I’m still interested in open notebook science, though my lack of posting might indicate otherwise. I’m going to continue trying out new methods of sharing bioinformatics research, and the start of a new research project gives me the chance to start afresh in these approaches. My main focus should be passive approaches that build into my work flow without too much effort, but also produce a meaningful summary of the research. Therefore in addition to a blog I think it is important to maintain a summary page of the research, otherwise it may be difficult for people to understand what the point of my research is when they first come across my blog. I think this is similar to the combined wiki and blog format used by Jean Claude Bradley. Having spent some time thinking about I how could implement this, I think a landing page should be readily auto generated from the results. In my head I’m thinking a Ruby on Rails type of approach, with a templating library such as HAML and a series of Rake tasks to regenerate the landing page with any new results, as well as send out a twitter update.

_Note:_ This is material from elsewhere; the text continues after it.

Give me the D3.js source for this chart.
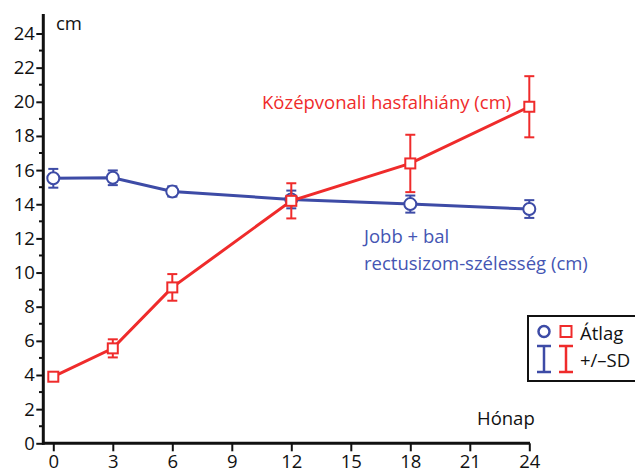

Finally I thought it might be interesting to adopt version numbers for the project, similar to those used in software development. The usual layout is something like 1.2.3. The last number would be used to track simple code edits. The second number would be used to show milestones in the overall project, for example each could correspond to a figure. The first number would then be the manuscript revision. Every time a new manuscript is prepared for submission, this could be updated, where the first manuscript preparation would have the number 1.0.0 Hopefully this type of numbering would make the project easier to track and interested parties could see if the research has been updated significantly since they last checked.

In summary, open notebook science has not really had a large positive effect on my research. I think that this is mainly because using a blog alone is not an effective method of communicating scientific progress, because it requires substantial effort on my part to update, and second tracking the current state of the research can be difficult. However, I still believe that the principles of open notebook science can be beneficial to my research. In the next couple of months I’ll try some new methods to see what does work.